We also ran this analysis for the unmarked individuals for which calls were contained in a single recording. Here, we used the start and end times of calls within recordings to calculate exact temporal distance among calls in a sequence.
tapply(ccs_fi$sound.files, ccs_fi$indiv, function(X){
length(unique(X))
})
indivs <- c("UM2", "UM3", "UM4", "UM5")
# i <- 1
# x <- 23
seq_simil <- rbindlist(invisible(pblapply(1:length(indivs), function(i){
# for each call for the given individual, find the distance to all other calls in the same recording
tmp <- ccs_fi %>%
filter(indiv == indivs[i])
# str(tmp)
# loop over each call, and make two subsets:
# calls that are before it and after it
# then calculate the temporal distance based on call placement
dists <- unlist(lapply(1:nrow(tmp), function(x){
b4 <- c(x, which(tmp$start < tmp$start[x]))
before <- b4[order(b4)]
after <- which(tmp$start > tmp$start[x])
if(length(before) > 0){
dists_b <- tmp$start[x] - tmp[before, "start"]
}
if(length(after) > 0){
dists_a <- tmp[after, "start"] - tmp$start[x]
}
if(length(before) > 0 & length(after) > 0){
return(c(dists_b, dists_a))
} else if(length(before) == 0){
return(c(dists_a))
} else if(length(after) == 0){
return(c(dists_b))
}
}))
# turn this vector into a symmetric matrix of temporal distance per individual
mat <- matrix(dists, byrow = TRUE, nrow = nrow(tmp), ncol = nrow(tmp))
# mat[1:10, 1:10] # checking, looks good
# convert to a distance object
seq_dist_mat <- stats::as.dist(mat, diag = TRUE, upper = TRUE)

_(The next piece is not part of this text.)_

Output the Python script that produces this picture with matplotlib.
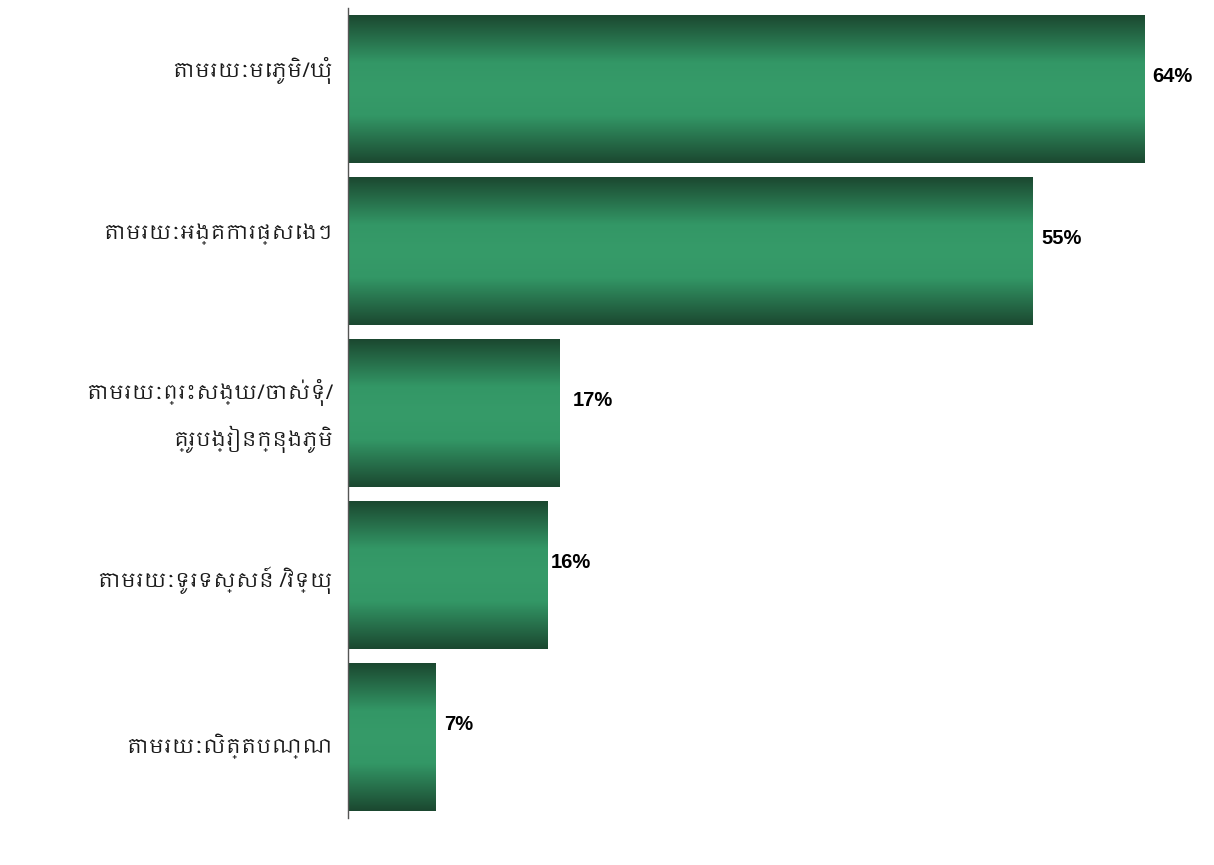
import matplotlib
matplotlib.use("Agg")
import matplotlib.pyplot as plt
import numpy as np
from matplotlib import font_manager as fm
from matplotlib.colors import LinearSegmentedColormap
from matplotlib.transforms import offset_copy

categories = [
    "តាមរយៈមេភូមិ/ឃុំ",
    "តាមរយៈអង្គការផ្សេងៗ",
    "តាមរយៈព្រះសង្ឃ/ចាស់ទុំ/\nគ្រូបង្រៀនក្នុងភូមិ",
    "តាមរយៈទូរទស្សន៍ /វិទ្យុ",
    "តាមរយៈលិត្តបណ្ណ",
]
values = [64, 55, 17, 16, 7]
value_labels = ["64%", "55%", "17%", "16%", "7%"]

names = sorted({f.name for f in fm.fontManager.ttflist})
khmer = [n for n in names if "khmer" in n.lower()]
label_family = khmer + ["DejaVu Sans"] if khmer else ["DejaVu Sans"]

fig = plt.figure(figsize=(12.14, 8.65), dpi=100)
ax = fig.add_axes([348 / 1214, 1 - 818 / 865, 1 - 348 / 1214 - 20 / 1214, 810 / 865])

n = len(categories)
ypos = np.arange(n)
bar_h = 0.91
xmax = 68

cmap = LinearSegmentedColormap.from_list(
    "g", [(0, "#1b4830"), (0.32, "#339766"), (0.5, "#369b69"), (0.68, "#339766"), (1, "#1b4830")]
)
grad = np.linspace(0, 1, 256).reshape(-1, 1)

bars = ax.barh(ypos, values, height=bar_h, color="none", edgecolor="none")
for b in bars:
    x0, y0 = b.get_x(), b.get_y()
    w, h = b.get_width(), b.get_height()
    im = ax.imshow(grad, cmap=cmap, aspect="auto", extent=(x0, x0 + w, y0 + h, y0),
                   origin="upper", interpolation="bilinear", zorder=2)
    im.set_clip_path(b)

ax.set_xlim(0, xmax)
ax.set_ylim(n - 0.5, -0.5)

# small per-label nudges (in pixels) matching the reference placement
label_dx = [8, 9, 13, 4, 9]
for y, v, lab, dx in zip(ypos, values, value_labels, label_dx):
    tr = offset_copy(ax.transData, fig=fig, x=dx, y=13, units="dots")
    ax.text(v, y, lab, va="center", ha="left", fontsize=14.5, fontweight="bold",
            family=["Liberation Sans", "DejaVu Sans"], color="#000000", transform=tr,
            clip_on=False)

# category labels, nudged vertically as in the reference
cat_dy = [18, 17, -3, -5, -9]
for y, cat, dy in zip(ypos, categories, cat_dy):
    tr = offset_copy(ax.transData, fig=fig, x=-15, y=dy, units="dots")
    ax.text(0, y, cat, va="center", ha="right", fontsize=14.5, family=label_family,
            color="#1a1a1a", linespacing=1.95, transform=tr, clip_on=False)

ax.set_yticks([])
ax.set_xticks([])
for s in ["top", "right", "bottom"]:
    ax.spines[s].set_visible(False)
ax.spines["left"].set_color("#555555")
ax.spines["left"].set_linewidth(1.0)
ax.spines["left"].set_zorder(5)

fig.savefig("out.png", dpi=100)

# subset the SPCC distance matrix by the given individual
pat <- grep(paste("^", indivs[i], "$", sep = ""), dimnames(xc_mat_i)[[1]])
tmp_xc_mat <- xc_mat_i[pat, pat]
# perform a Mantel test
mntl_res <- vegan::mantel(xdis = seq_dist_mat, ydis = tmp_xc_mat, method = "pearson", permutations = perms, parallel = cores)
return(data.frame(indiv = indivs[i], num_calls = nrow(tmp), mantel_r = round(mntl_res$statistic, digits = 2), mantel_p = round(mntl_res$signif, digits = 4), permutations = mntl_res$permutations))
})))
saveRDS(seq_simil, file.path(i_path, "Mantel_test_temporal_sequences_unmarked.RDS"))
Print Mantel test results.
seq_simil <- readRDS(file.path(i_path, "Mantel_test_temporal_sequences_unmarked.RDS"))
seq_simil
## indiv num_calls mantel_r mantel_p permutations
## 1: UM2 23 0.09 0.0956 9999
## 2: UM3 5 0.57 0.0750 119
## 3: UM4 13 -0.15 0.8833 9999
## 4: UM5 7 -0.43 0.9722 5039
Adjust alpha of 0.05 using a Bonferroni correction.
# the adjusted alpha by a Bonferroni correction:
alpha <- 0.05
adj_alpha <- round(alpha/nrow(seq_simil), digits = 4)
adj_alpha
## [1] 0.0125